Tell how many lines contain the word "picture". Reply with the number only.

>> BEGIN GIVEN INFORMATION

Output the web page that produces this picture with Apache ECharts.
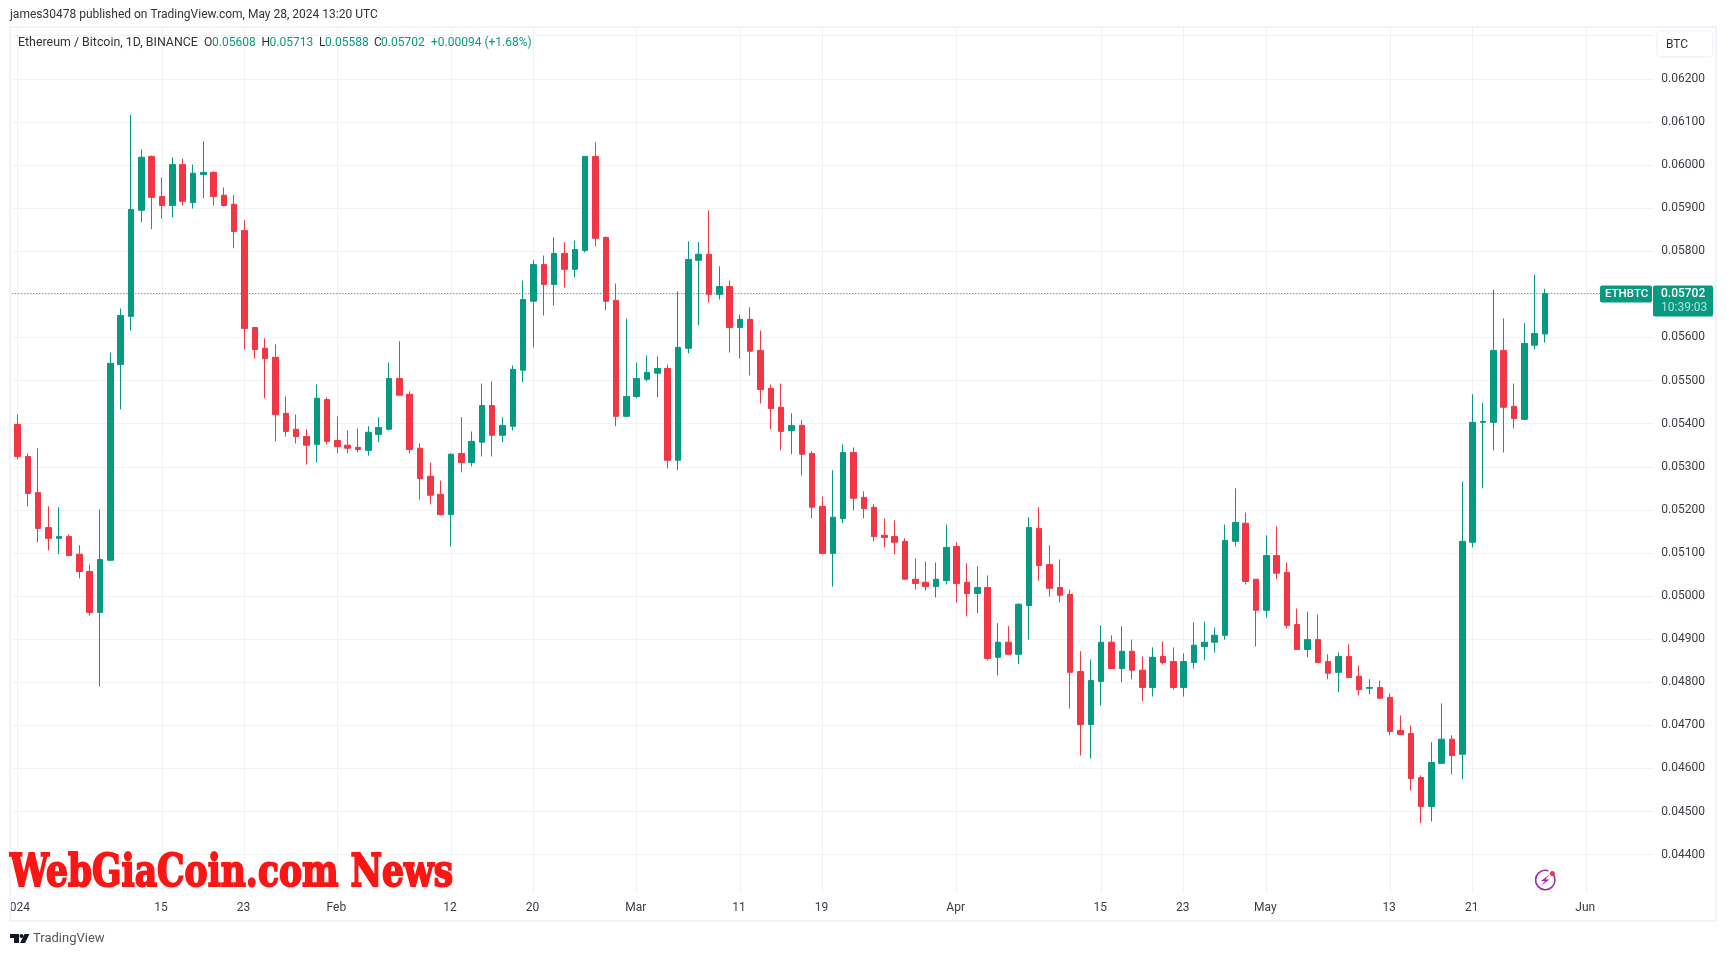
<!DOCTYPE html>
<html>
<head>
<meta charset="utf-8">
<title>ETHBTC</title>
<script src="https://cdn.jsdelivr.net/npm/echarts@6/dist/echarts.min.js"></script>
<style>
  html, body { margin: 0; padding: 0; background: #fff; }
  #chart { width: 1727px; height: 956px; }
</style>
</head>
<body>
<div id="chart"></div>
<script>
// daily candles, 1 Jan to 28 May 2024
const opens = [
  0.05398, 0.05324, 0.05240, 0.05159, 0.05134, 0.05138, 0.05097, 0.05057, 0.04962, 0.05083,
  0.05537, 0.05649, 0.05895, 0.06020, 0.05927, 0.05906, 0.06001, 0.05913, 0.05978, 0.05983,
  0.05930, 0.05909, 0.05848, 0.05623, 0.05575, 0.05554, 0.05424, 0.05387, 0.05370, 0.05352,
  0.05456, 0.05361, 0.05350, 0.05345, 0.05338, 0.05375, 0.05387, 0.05505, 0.05468, 0.05343,
  0.05278, 0.05236, 0.05189, 0.05331, 0.05310, 0.05357, 0.05442, 0.05373, 0.05394, 0.05524,
  0.05684, 0.05769, 0.05723, 0.05795, 0.05758, 0.05802, 0.06020, 0.05832, 0.05686, 0.05417,
  0.05463, 0.05503, 0.05517, 0.05528, 0.05315, 0.05575, 0.05779, 0.05793, 0.05700, 0.05718,
  0.05623, 0.05642, 0.05570, 0.05482, 0.05438, 0.05384, 0.05396, 0.05331, 0.05208, 0.05099,
  0.05180, 0.05333, 0.05229, 0.05206, 0.05141, 0.05138, 0.05127, 0.05039, 0.05032, 0.05022,
  0.05036, 0.05115, 0.05032, 0.05006, 0.05020, 0.04858, 0.04893, 0.04865, 0.04978, 0.05157,
  0.05073, 0.05020, 0.05004, 0.04825, 0.04702, 0.04802, 0.04893, 0.04832, 0.04872, 0.04828,
  0.04788, 0.04860, 0.04848, 0.04788, 0.04846, 0.04883, 0.04893, 0.04909, 0.05127, 0.05169,
  0.05039, 0.04967, 0.05094, 0.05055, 0.04934, 0.04876, 0.04899, 0.04848, 0.04823, 0.04860,
  0.04814, 0.04786, 0.04788, 0.04765, 0.04688, 0.04681, 0.04579, 0.04512, 0.04612, 0.04668,
  0.04633, 0.05125, 0.05403, 0.05403, 0.05570, 0.05440, 0.05410, 0.05582, 0.05608
];
const closes = [
  0.05324, 0.05238, 0.05157, 0.05134, 0.05138, 0.05094, 0.05057, 0.04962, 0.05085, 0.05540,
  0.05651, 0.05897, 0.06018, 0.05925, 0.05906, 0.06001, 0.05916, 0.05981, 0.05983, 0.05927,
  0.05906, 0.05846, 0.05621, 0.05572, 0.05551, 0.05421, 0.05382, 0.05370, 0.05350, 0.05459,
  0.05359, 0.05347, 0.05343, 0.05340, 0.05380, 0.05391, 0.05505, 0.05466, 0.05340, 0.05273,
  0.05234, 0.05189, 0.05329, 0.05310, 0.05359, 0.05442, 0.05373, 0.05396, 0.05526, 0.05688,
  0.05769, 0.05723, 0.05795, 0.05758, 0.05804, 0.06020, 0.05830, 0.05684, 0.05417, 0.05463,
  0.05505, 0.05519, 0.05528, 0.05315, 0.05577, 0.05781, 0.05793, 0.05700, 0.05718, 0.05623,
  0.05642, 0.05568, 0.05479, 0.05435, 0.05382, 0.05396, 0.05329, 0.05206, 0.05099, 0.05183,
  0.05333, 0.05227, 0.05203, 0.05138, 0.05136, 0.05125, 0.05039, 0.05029, 0.05022, 0.05039,
  0.05113, 0.05029, 0.05006, 0.05020, 0.04855, 0.04893, 0.04865, 0.04981, 0.05159, 0.05071,
  0.05018, 0.05002, 0.04823, 0.04702, 0.04804, 0.04893, 0.04832, 0.04872, 0.04828, 0.04788,
  0.04858, 0.04846, 0.04788, 0.04848, 0.04886, 0.04893, 0.04909, 0.05129, 0.05171, 0.05034,
  0.04967, 0.05094, 0.05053, 0.04932, 0.04876, 0.04899, 0.04846, 0.04821, 0.04860, 0.04811,
  0.04783, 0.04788, 0.04763, 0.04686, 0.04679, 0.04577, 0.04512, 0.04614, 0.04668, 0.04630,
  0.05127, 0.05403, 0.05405, 0.05570, 0.05438, 0.05412, 0.05586, 0.05609, 0.05702
];
const lows = [
  0.05317, 0.05208, 0.05125, 0.05106, 0.05097, 0.05094, 0.05041, 0.04955, 0.04790, 0.05083,
  0.05433, 0.05616, 0.05867, 0.05851, 0.05876, 0.05879, 0.05906, 0.05899, 0.05923, 0.05906,
  0.05904, 0.05807, 0.05572, 0.05551, 0.05459, 0.05359, 0.05370, 0.05354, 0.05305, 0.05310,
  0.05352, 0.05331, 0.05331, 0.05333, 0.05326, 0.05357, 0.05384, 0.05466, 0.05331, 0.05224,
  0.05213, 0.05187, 0.05115, 0.05287, 0.05301, 0.05324, 0.05324, 0.05357, 0.05384, 0.05496,
  0.05577, 0.05651, 0.05674, 0.05716, 0.05739, 0.05797, 0.05811, 0.05663, 0.05394, 0.05417,
  0.05459, 0.05498, 0.05461, 0.05296, 0.05292, 0.05563, 0.05628, 0.05681, 0.05688, 0.05565,
  0.05551, 0.05512, 0.05447, 0.05387, 0.05338, 0.05329, 0.05280, 0.05180, 0.05097, 0.05022,
  0.05169, 0.05199, 0.05180, 0.05127, 0.05113, 0.05097, 0.05039, 0.05015, 0.05013, 0.04997,
  0.05027, 0.04985, 0.04953, 0.04960, 0.04851, 0.04816, 0.04865, 0.04842, 0.04899, 0.05036,
  0.04999, 0.04985, 0.04739, 0.04630, 0.04623, 0.04746, 0.04832, 0.04800, 0.04807, 0.04756,
  0.04767, 0.04841, 0.04783, 0.04767, 0.04832, 0.04851, 0.04869, 0.04899, 0.05115, 0.05027,
  0.04883, 0.04950, 0.05039, 0.04925, 0.04876, 0.04858, 0.04846, 0.04807, 0.04777, 0.04811,
  0.04770, 0.04772, 0.04763, 0.04677, 0.04679, 0.04549, 0.04473, 0.04477, 0.04610, 0.04586,
  0.04575, 0.05113, 0.05250, 0.05338, 0.05333, 0.05389, 0.05408, 0.05572, 0.05588
];
const highs = [
  0.05421, 0.05331, 0.05343, 0.05208, 0.05206, 0.05143, 0.05118, 0.05073, 0.05201, 0.05565,
  0.05667, 0.06117, 0.06036, 0.06022, 0.05971, 0.06018, 0.06015, 0.06001, 0.06055, 0.05985,
  0.05948, 0.05930, 0.05872, 0.05623, 0.05598, 0.05584, 0.05463, 0.05421, 0.05387, 0.05491,
  0.05461, 0.05417, 0.05384, 0.05389, 0.05394, 0.05415, 0.05542, 0.05591, 0.05475, 0.05354,
  0.05310, 0.05268, 0.05331, 0.05415, 0.05382, 0.05493, 0.05498, 0.05415, 0.05535, 0.05732,
  0.05779, 0.05790, 0.05832, 0.05821, 0.05825, 0.06020, 0.06053, 0.05834, 0.05725, 0.05644,
  0.05542, 0.05558, 0.05556, 0.05537, 0.05707, 0.05823, 0.05821, 0.05895, 0.05765, 0.05732,
  0.05653, 0.05670, 0.05616, 0.05491, 0.05493, 0.05424, 0.05408, 0.05336, 0.05231, 0.05292,
  0.05352, 0.05345, 0.05243, 0.05213, 0.05180, 0.05176, 0.05134, 0.05087, 0.05080, 0.05078,
  0.05166, 0.05125, 0.05076, 0.05069, 0.05048, 0.04937, 0.04930, 0.04983, 0.05183, 0.05206,
  0.05118, 0.05085, 0.05015, 0.04872, 0.04853, 0.04932, 0.04909, 0.04930, 0.04899, 0.04860,
  0.04881, 0.04895, 0.04881, 0.04867, 0.04939, 0.04941, 0.04927, 0.05166, 0.05250, 0.05194,
  0.05039, 0.05141, 0.05162, 0.05078, 0.04971, 0.04964, 0.04957, 0.04865, 0.04869, 0.04888,
  0.04839, 0.04807, 0.04804, 0.04774, 0.04723, 0.04700, 0.04584, 0.04661, 0.04751, 0.04677,
  0.05266, 0.05468, 0.05449, 0.05711, 0.05644, 0.05493, 0.05633, 0.05746, 0.05713
];
// tick labels on the time axis (day number counted from 1 Jan)
const tickDays = [0, 14, 22, 31, 42, 50, 60, 70, 78, 91, 105, 113, 121, 133, 141, 152];
const tickLabels = ['2024', '15', '23', 'Feb', '12', '20', 'Mar', '11', '19', 'Apr', '15', '23', 'May', '13', '21', 'Jun'];
const dayCount = 159; // empty days right of the last candle, up to 7 Jun
const lastClose = 0.05702;

const UP = '#089981';
const DOWN = '#f23645';
const FONT = 'Roboto, sans-serif';
const TEXT = '#3a3d45';
const GRID = '#f1f2f4';
const BORDER = '#f0f3fa';

const days = [];
for (let i = 0; i < dayCount; i++) days.push(String(i));

const candles = opens.map((o, i) => [o, closes[i], lows[i], highs[i]]);

function isTick(index) {
  return tickDays.indexOf(index) >= 0;
}

function label(x, y, text, color, size, extra) {
  return {
    type: 'text', x: x, y: y, z: 120, silent: true,
    style: Object.assign({
      text: text, fill: color, font: size + 'px ' + FONT, textVerticalAlign: 'middle'
    }, extra || {})
  };
}

const chart = echarts.init(document.getElementById('chart'), null, { renderer: 'canvas' });

chart.setOption({
  animation: false,
  backgroundColor: '#fff',
  grid: { left: 9.6, right: 73.7, top: 27.1, bottom: 58.2 },
  xAxis: {
    type: 'category',
    data: days,
    boundaryGap: true,
    axisLine: { show: false },
    axisTick: { show: false },
    axisLabel: {
      interval: (index) => isTick(index),
      formatter: (value) => tickLabels[tickDays.indexOf(Number(value))],
      color: TEXT,
      fontFamily: FONT,
      fontSize: 12,
      margin: 4,
      padding: [0, 2, 0, 0]
    },
    splitLine: {
      show: true,
      alignWithLabel: true,
      interval: (index) => isTick(index),
      lineStyle: { color: GRID, width: 1 }
    }
  },
  yAxis: {
    type: 'value',
    position: 'right',
    scale: true,
    min: 0.043,
    max: 0.0632,
    interval: 0.001,
    axisLine: { show: false },
    axisTick: { show: false },
    axisLabel: {
      // 0.04300 and 0.06300 sit outside the visible scale, the badge covers the top one
      formatter: (value) => (value < 0.0435 || value > 0.0625) ? '' : value.toFixed(5),
      color: TEXT,
      fontFamily: FONT,
      fontSize: 12,
      margin: 8,
      padding: [1, 0, 0, 0]
    },
    splitLine: {
      show: true,
      showMinLine: false,
      showMaxLine: false,
      lineStyle: { color: GRID, width: 1 }
    }
  },
  series: [{
    type: 'candlestick',
    data: candles,
    barWidth: 6,
    silent: true,
    itemStyle: {
      color: UP,
      color0: DOWN,
      borderColor: UP,
      borderColor0: DOWN,
      borderWidth: 1
    },
    markLine: {
      silent: true,
      symbol: 'none',
      animation: false,
      precision: 5,
      label: { show: false },
      lineStyle: { color: UP, type: [1, 2], width: 1 },
      data: [{ yAxis: lastClose }]
    }
  }]
});

// price tag follows the last close on the scale
const tagY = chart.convertToPixel({ yAxisIndex: 0 }, lastClose);

chart.setOption({
  graphic: [
    // trims the axis so the pane ends at its frame, like the "2024" cut at the left edge
    { type: 'rect', z: 100, silent: true, shape: { x: 0, y: 860, width: 9, height: 70 }, style: { fill: '#fff' } },
    { type: 'rect', z: 100, silent: true, shape: { x: 11, y: 893, width: 1642, height: 5 }, style: { fill: '#fff' } },
    { type: 'rect', z: 101, silent: true, shape: { x: 10, y: 27, width: 1706, height: 894 },
      style: { fill: 'none', stroke: BORDER, lineWidth: 2 } },

    label(10, 15, 'james30478 published on TradingView.com, May 28, 2024 13:20 UTC', '#333', 12),
    label(18, 42.5, 'Ethereum / Bitcoin, 1D, BINANCE', '#333', 12, { font: '12.4px ' + FONT }),
    label(204, 42.5, 'O', '#333', 12),
    label(212, 42.5, '0.05608', UP, 12),
    label(261.5, 42.5, 'H', '#333', 12),
    label(269.5, 42.5, '0.05713', UP, 12),
    label(319, 42.5, 'L', '#333', 12),
    label(325, 42.5, '0.05588', UP, 12),
    label(374, 42.5, 'C', '#333', 12),
    label(381, 42.5, '0.05702', UP, 12),
    label(431, 42.5, '+0.00094 (+1.68%)', UP, 12),

    // unit badge
    { type: 'rect', z: 110, silent: true, shape: { x: 1657, y: 31, width: 56, height: 26, r: 4 },
      style: { fill: '#fff', stroke: BORDER, lineWidth: 1.5 } },
    label(1666, 44.5, 'BTC', '#333', 12),

    // last price tags
    { type: 'rect', z: 110, silent: true, shape: { x: 1600, y: tagY - 8, width: 52, height: 17, r: 2 }, style: { fill: UP } },
    { type: 'rect', z: 110, silent: true, shape: { x: 1653, y: tagY - 8, width: 60, height: 31, r: 2 }, style: { fill: UP } },
    label(1605, tagY + 0.5, 'ETHBTC', '#fff', 11.5, { font: '500 11.5px ' + FONT }),
    label(1661, tagY + 0.5, '0.05702', '#fff', 12, { font: '500 12px ' + FONT }),
    label(1661, tagY + 14.5, '10:39:03', '#b5e0d7', 12),

    // site watermark
    { type: 'text', x: 10, y: 875, z: 115, scaleX: 0.785, silent: true,
      style: { text: 'WebGiaCoin.com News', fill: '#fb1616', stroke: '#fb1616', lineWidth: 2,
        font: 'bold 44px "DejaVu Serif", serif', textVerticalAlign: 'middle' } },

    // TradingView mark and name
    { type: 'polygon', z: 120, silent: true,
      shape: { points: [[10, 934], [19, 934], [19, 943], [14, 943], [14, 938], [10, 938]] }, style: { fill: '#131722' } },
    { type: 'circle', z: 120, silent: true, shape: { cx: 21.5, cy: 936, r: 2 }, style: { fill: '#131722' } },
    { type: 'polygon', z: 120, silent: true,
      shape: { points: [[24.5, 934], [29.5, 934], [25, 943], [20, 943]] }, style: { fill: '#131722' } },
    label(33, 939, 'TradingView', '#555', 13),

    // lightning icon
    { type: 'arc', z: 120, silent: true, shape: { cx: 1545.3, cy: 880, r: 9.7, startAngle: -0.75, endAngle: -1.25, clockwise: true },
      style: { stroke: '#9c27b0', lineWidth: 1.6, fill: 'none' } },
    { type: 'polygon', z: 120, silent: true,
      shape: { points: [[1549.5, 874.5], [1541, 881], [1545, 881], [1541, 885.5], [1549.5, 879.5], [1545.5, 879.5]] },
      style: { fill: '#9c27b0' } },
    { type: 'circle', z: 121, silent: true, shape: { cx: 1552.3, cy: 873.5, r: 2.5 }, style: { fill: DOWN } }
  ]
});
</script>
</body>
</html>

>> END GIVEN INFORMATION

**FULL ANSWER**
1